3.三河地域の活性化戦略の鍵は何か   -モノづくり産業に頼り過ぎない産業振興-

三河地域の人口において、社会増トレンドが更に弱まり、人口再生産力が一層に低下していくことが地域の不活性化に繋がることは言うまでもない。そして、それは愛知県の県土振興に大きな影響を与えることになるから、三河地域の活性化戦略を考える事は県として重要な課題だ。本稿では、主として人口動態側面から見たポイントを整理しておきたい。

三河地域には優秀な県立高校がいくつもあり、教育水準が高い事が知られている。但し、高校を卒業したティーンエイジャーたちの多くは、進学に当たり名古屋や首都圏、近畿圏へと流出する。名古屋市への転入超過数が多い県内トップ3は、豊田市、岡崎市、豊橋市の順となっている。ここまでは仕方ないとして問題は、名古屋市内の大学を卒業した若者たちの多くが首都圏へと二次流出することだ(vol.157ご参照)。世界のトップメーカーの集積をもってしても、三河地域に還流する地元出身者が少ない実態があり、モノづくり愛知の心臓部からの若者流出傾向は一層に強まっていると理解しなければならない。

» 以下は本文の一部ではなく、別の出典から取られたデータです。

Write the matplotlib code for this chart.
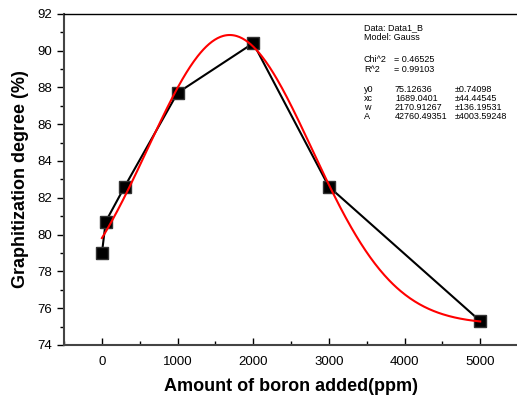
import numpy as np
import matplotlib
matplotlib.use('Agg')
import matplotlib.pyplot as plt
from matplotlib.ticker import MultipleLocator

plt.rcParams['font.family'] = ['Liberation Sans', 'DejaVu Sans']

# measured data
boron = [0, 50, 300, 1000, 2000, 3000, 5000]
graph_deg = [79.0, 80.7, 82.6, 87.7, 90.4, 82.6, 75.3]

# Gauss fit parameters (as reported on the chart)
y0 = 75.12636
xc = 1689.0401
w = 2170.91267
A = 42760.49351
fit_rows = [('y0', '75.12636', '\u00b10.74098'),
            ('xc', '1689.0401', '\u00b144.44545'),
            ('w', '2170.91267', '\u00b1136.19531'),
            ('A', '42760.49351', '\u00b14003.59248')]

fig = plt.figure(figsize=(5.17, 4.03), dpi=100)
ax = fig.add_axes([0.124, 0.144, 0.878, 0.822])

xfit = np.linspace(boron[0], boron[-1], 400)
yfit = y0 + A / (w * np.sqrt(np.pi / 2)) * np.exp(-2 * ((xfit - xc) / w) ** 2)

ax.plot(boron, graph_deg, color='black', lw=1.5, marker='s', ms=8,
        mfc='black', mec='#333333', zorder=3)
ax.plot(xfit, yfit, color='red', lw=1.5, zorder=4)

ax.set_xlim(-500, 5500)
ax.set_ylim(74, 92)
ax.xaxis.set_major_locator(MultipleLocator(1000))
ax.xaxis.set_minor_locator(MultipleLocator(500))
ax.yaxis.set_major_locator(MultipleLocator(2))
ax.yaxis.set_minor_locator(MultipleLocator(1))
ax.tick_params(axis='x', which='major', direction='in', length=5, width=1, labelsize=9.5, pad=8)
ax.tick_params(axis='x', which='minor', direction='in', length=3, width=1)
ax.tick_params(axis='y', which='major', direction='out', length=5, width=1, labelsize=9.5)
ax.tick_params(axis='y', which='minor', direction='out', length=3, width=1)
for s in ['left', 'bottom']:
    ax.spines[s].set_linewidth(1.5)
    ax.spines[s].set_color('#444444')
ax.spines['top'].set_linewidth(1)
ax.spines['right'].set_linewidth(1)

ax.set_xlabel('Amount of boron added(ppm)', fontsize=13, fontweight='bold', labelpad=7)
ax.set_ylabel('Graphitization degree (%)', fontsize=13, fontweight='bold', labelpad=6)

# fit report text (pixel positions measured from the top-left corner)
fs = 6.5
def put(px, py, s):
    fig.text(px / 517, 1 - py / 403, s, fontsize=fs, va='center')

put(364, 28, 'Data: Data1_B')
put(364, 38, 'Model: Gauss')
put(364, 59, 'Chi^2')
put(394, 59, '= 0.46525')
put(364, 69, 'R^2')
put(394, 69, '= 0.99103')
for i, (name, val, err) in enumerate(fit_rows):
    put(364, 89 + 9.3 * i, name)
    put(395, 89 + 9.3 * i, val)
    put(455, 89 + 9.3 * i, err)

fig.savefig('out.png', dpi=100)
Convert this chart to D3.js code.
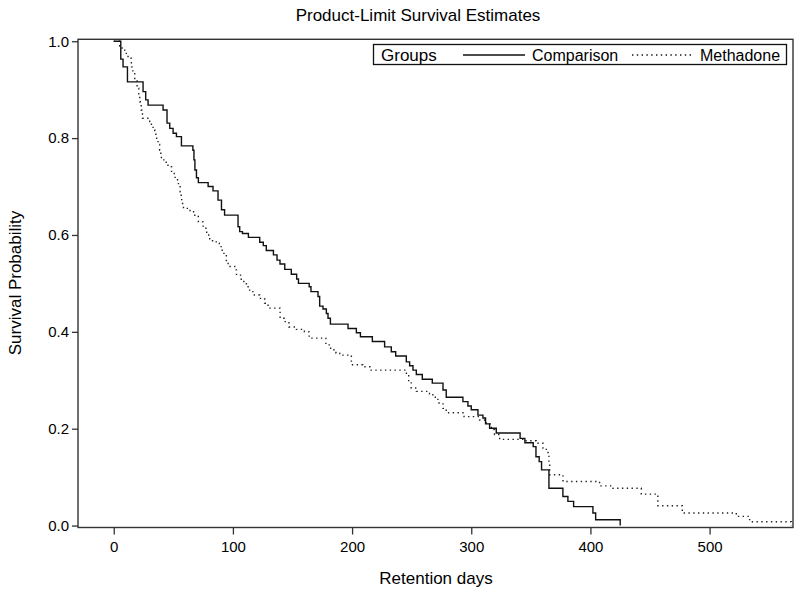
<!DOCTYPE html>
<html>
<head>
<meta charset="utf-8">
<script src="https://cdn.jsdelivr.net/npm/d3@7"></script>
<style>
  body { margin: 0; background: #fff; }
  text { font-family: Arial, "Liberation Sans", sans-serif; fill: #000; }
</style>
</head>
<body>
<div class="chart"></div>
<script>
var groups = ['Comparison', 'Methadone'];

var comparisonDays = [0, 5.9, 7.8, 11.5, 24.6, 26.8, 28.8, 41.4, 44.7, 47, 49.8, 52.6, 56.8, 66.4, 67.3,
  68.1, 69.4, 71, 79.2, 83.3, 87.5, 90.4, 93, 104.3, 105.7, 108, 113, 122.5, 125.5, 128, 134, 137,
  139.5, 143.5, 149, 153.5, 155, 164, 165.5, 171.4, 172.8, 175.6, 178.4, 179.8, 181.8, 196.6, 203.6,
  207, 217, 227.3, 232.9, 236.6, 245.5, 248.3, 251.1, 253.9, 258.9, 267.3, 276.3, 279, 293, 297.2,
  300, 305.6, 309.8, 312, 315.4, 321, 341, 345, 352, 354.3, 357, 359, 365.2, 376.9, 381.1, 385.9,
  402.1, 404.4, 425];
var comparisonSurvival = [1, 0.963, 0.947, 0.916, 0.896, 0.879, 0.868, 0.858, 0.831, 0.820, 0.810,
  0.803, 0.784, 0.775, 0.755, 0.734, 0.718, 0.708, 0.700, 0.691, 0.672, 0.652, 0.641, 0.617, 0.607,
  0.603, 0.595, 0.585, 0.578, 0.568, 0.559, 0.548, 0.540, 0.529, 0.519, 0.509, 0.500, 0.493, 0.483,
  0.473, 0.453, 0.447, 0.438, 0.428, 0.416, 0.407, 0.398, 0.390, 0.380, 0.369, 0.359, 0.350, 0.338,
  0.330, 0.321, 0.312, 0.302, 0.294, 0.280, 0.265, 0.256, 0.247, 0.239, 0.228, 0.222, 0.210, 0.201,
  0.191, 0.180, 0.171, 0.163, 0.142, 0.132, 0.115, 0.077, 0.060, 0.050, 0.039, 0.026, 0.012, 0];

var methadoneDays = [0, 5, 7, 9.2, 12, 14.8, 16, 17.6, 19.6, 21, 21.8, 23, 24.1, 30.2, 31.6, 33, 34.4,
  36, 37.2, 38.5, 39.5, 40, 43, 45.5, 48.5, 51.5, 54.3, 55.7, 56.6, 57, 58.5, 64, 68, 71, 75, 78, 80.5,
  86, 88.5, 91, 94.5, 96, 101.5, 103, 107, 111.3, 114, 118, 122.5, 126.6, 129.5, 139.6, 143, 147,
  153.3, 160, 164, 178, 182, 186.5, 189.6, 199.4, 209, 216, 245.6, 247.5, 249.6, 254, 265, 267.8, 272,
  276.3, 279, 294, 307, 312.7, 316.9, 319.5, 323.8, 344.8, 354.6, 360.2, 363, 365.2, 365.8, 377,
  407.7, 418.9, 442.7, 456.6, 477.1, 522.4, 533.6, 568.5];
var methadoneSurvival = [1, 0.99, 0.983, 0.975, 0.965, 0.947, 0.933, 0.920, 0.903, 0.889, 0.875,
  0.858, 0.841, 0.834, 0.826, 0.817, 0.808, 0.796, 0.787, 0.775, 0.765, 0.755, 0.750, 0.741, 0.727,
  0.714, 0.703, 0.689, 0.675, 0.665, 0.655, 0.648, 0.638, 0.627, 0.614, 0.600, 0.588, 0.583, 0.576,
  0.562, 0.545, 0.535, 0.528, 0.517, 0.504, 0.493, 0.483, 0.476, 0.469, 0.459, 0.449, 0.428, 0.421,
  0.410, 0.405, 0.400, 0.387, 0.373, 0.363, 0.356, 0.352, 0.332, 0.328, 0.321, 0.311, 0.297, 0.284,
  0.277, 0.272, 0.265, 0.253, 0.242, 0.233, 0.225, 0.218, 0.210, 0.198, 0.188, 0.178, 0.175, 0.170,
  0.160, 0.151, 0.129, 0.105, 0.091, 0.082, 0.077, 0.065, 0.041, 0.026, 0.019, 0.008, 0];

var xTicks = [0, 100, 200, 300, 400, 500];
var yTicks = [0, 0.2, 0.4, 0.6, 0.8, 1.0];

(function () {
  'use strict';

  var width = 800;
  var height = 594;
  var frame = { left: 78, right: 793, top: 39.3, bottom: 527.5 };

  var x = d3.scaleLinear().domain([-30, 570]).range([frame.left, frame.right]);
  var y = d3.scaleLinear().domain([-0.004, 1.004]).range([frame.bottom, frame.top]);

  var svg = d3.select('.chart')
      .append('svg')
      .attr('width', width)
      .attr('height', height);

  svg.append('text')
     .attr('x', 418)
     .attr('y', 21)
     .attr('text-anchor', 'middle')
     .style('font-size', '17px')
     .text('Product-Limit Survival Estimates');

  // axes
  var yAxis = svg.append('g')
     .attr('class', 'y axis')
     .attr('transform', 'translate(' + frame.left + ',0)')
     .call(d3.axisLeft(y).tickValues(yTicks).tickSize(6).tickPadding(3)
       .tickFormat(d3.format('.1f')));

  var xAxis = svg.append('g')
     .attr('class', 'x axis')
     .attr('transform', 'translate(0,' + frame.bottom + ')')
     .call(d3.axisBottom(x).tickValues(xTicks).tickSize(7).tickPadding(7)
       .tickFormat(d3.format('d')));

  svg.selectAll('.axis .domain').remove();
  svg.selectAll('.axis line').attr('stroke', '#333').attr('stroke-width', 1.3);
  svg.selectAll('.axis text')
     .style('font-size', '15px')
     .style('font-family', 'Arial, "Liberation Sans", sans-serif')
     .attr('fill', '#000');

  svg.append('text')
     .attr('transform', 'translate(21,283) rotate(-90)')
     .attr('text-anchor', 'middle')
     .style('font-size', '17px')
     .text('Survival Probability');

  svg.append('text')
     .attr('x', 436)
     .attr('y', 584)
     .attr('text-anchor', 'middle')
     .style('font-size', '17px')
     .text('Retention days');

  // curves
  var line = d3.line()
      .x(function(d) { return x(d[0]); })
      .y(function(d) { return y(d[1]); })
      .curve(d3.curveStepAfter);

  var comparison = d3.zip(comparisonDays, comparisonSurvival);
  var methadone = d3.zip(methadoneDays, methadoneSurvival);

  svg.append('path')
     .datum(methadone)
     .attr('fill', 'none')
     .attr('stroke', '#222')
     .attr('stroke-width', 1.4)
     .attr('stroke-dasharray', '1.4,3.4')
     .attr('d', line);

  svg.append('path')
     .datum(comparison)
     .attr('fill', 'none')
     .attr('stroke', '#111')
     .attr('stroke-width', 1.4)
     .attr('d', line);

  svg.append('rect')
     .attr('x', frame.left)
     .attr('y', frame.top)
     .attr('width', frame.right - frame.left)
     .attr('height', frame.bottom - frame.top)
     .attr('fill', 'none')
     .attr('stroke', '#333')
     .attr('stroke-width', 1.4);

  // legend
  var legend = svg.append('g').attr('class', 'legend');

  legend.append('rect')
     .attr('x', 373.5)
     .attr('y', 44.5)
     .attr('width', 413)
     .attr('height', 20)
     .attr('fill', '#fff')
     .attr('stroke', '#111')
     .attr('stroke-width', 1.3);

  legend.append('text')
     .attr('x', 381)
     .attr('y', 60.5)
     .style('font-size', '17px')
     .text('Groups');

  var items = [
    { name: groups[0], x1: 463, x2: 525, tx: 532, dash: null },
    { name: groups[1], x1: 632, x2: 691, tx: 700, dash: '1.4,3.4' }
  ];

  items.forEach(function(d) {
    legend.append('line')
       .attr('x1', d.x1)
       .attr('x2', d.x2)
       .attr('y1', 55)
       .attr('y2', 55)
       .attr('stroke', '#111')
       .attr('stroke-width', 1.3)
       .attr('stroke-dasharray', d.dash);

    legend.append('text')
       .attr('x', d.tx)
       .attr('y', 60.5)
       .style('font-size', '16px')
       .text(d.name);
  });
}());
</script>
</body>
</html>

若者たちの多くは、モノづくり産業に畏敬の念を持ちつつも、自分の職業観として選択しない人々が増えているように筆者には映る。そして、ミッションドリブン志向を強める若者たちは、経済処遇と社会貢献を両立できる活躍機会を求めて付加価値創出力の高い都市へと吸い寄せられていくのだ(vol.154ご参照)。

愛知県の製造品出荷額は長年にわたり国内トップだが、実は付加価値額で比較すると相対的に弱いのが現実だ。「世界トップメーカーに就職して安定を求める」という志向に若者たちは魅力を感じなくなっている。若者流出に歯止めをかけていくためには、付加価値創出力の高い知識集約型サービス業等の集積を高めることが必要だと筆者は強く感じている(vol.152ご参照)。それは、名古屋市も三河地域の拠点都市も同様で、各々の立場で課題克服型の産業振興をしていかねばならない。

産業振興の視点は、①付加価値創出型業種の振興、②地元企業のミッションドリブン型経営への転換、③スタートアップ事業の育成などがあげられる。③は既に各自治体で着手済みだと思うが、①と②を加えて再検証と政策立案を願いたい。三河地域で起きている地域課題は、愛知県にとっての重要課題だ。産業振興政策の立案にじっくりと検討時間を注ぎ、戦略的なプランの構築を期待したい。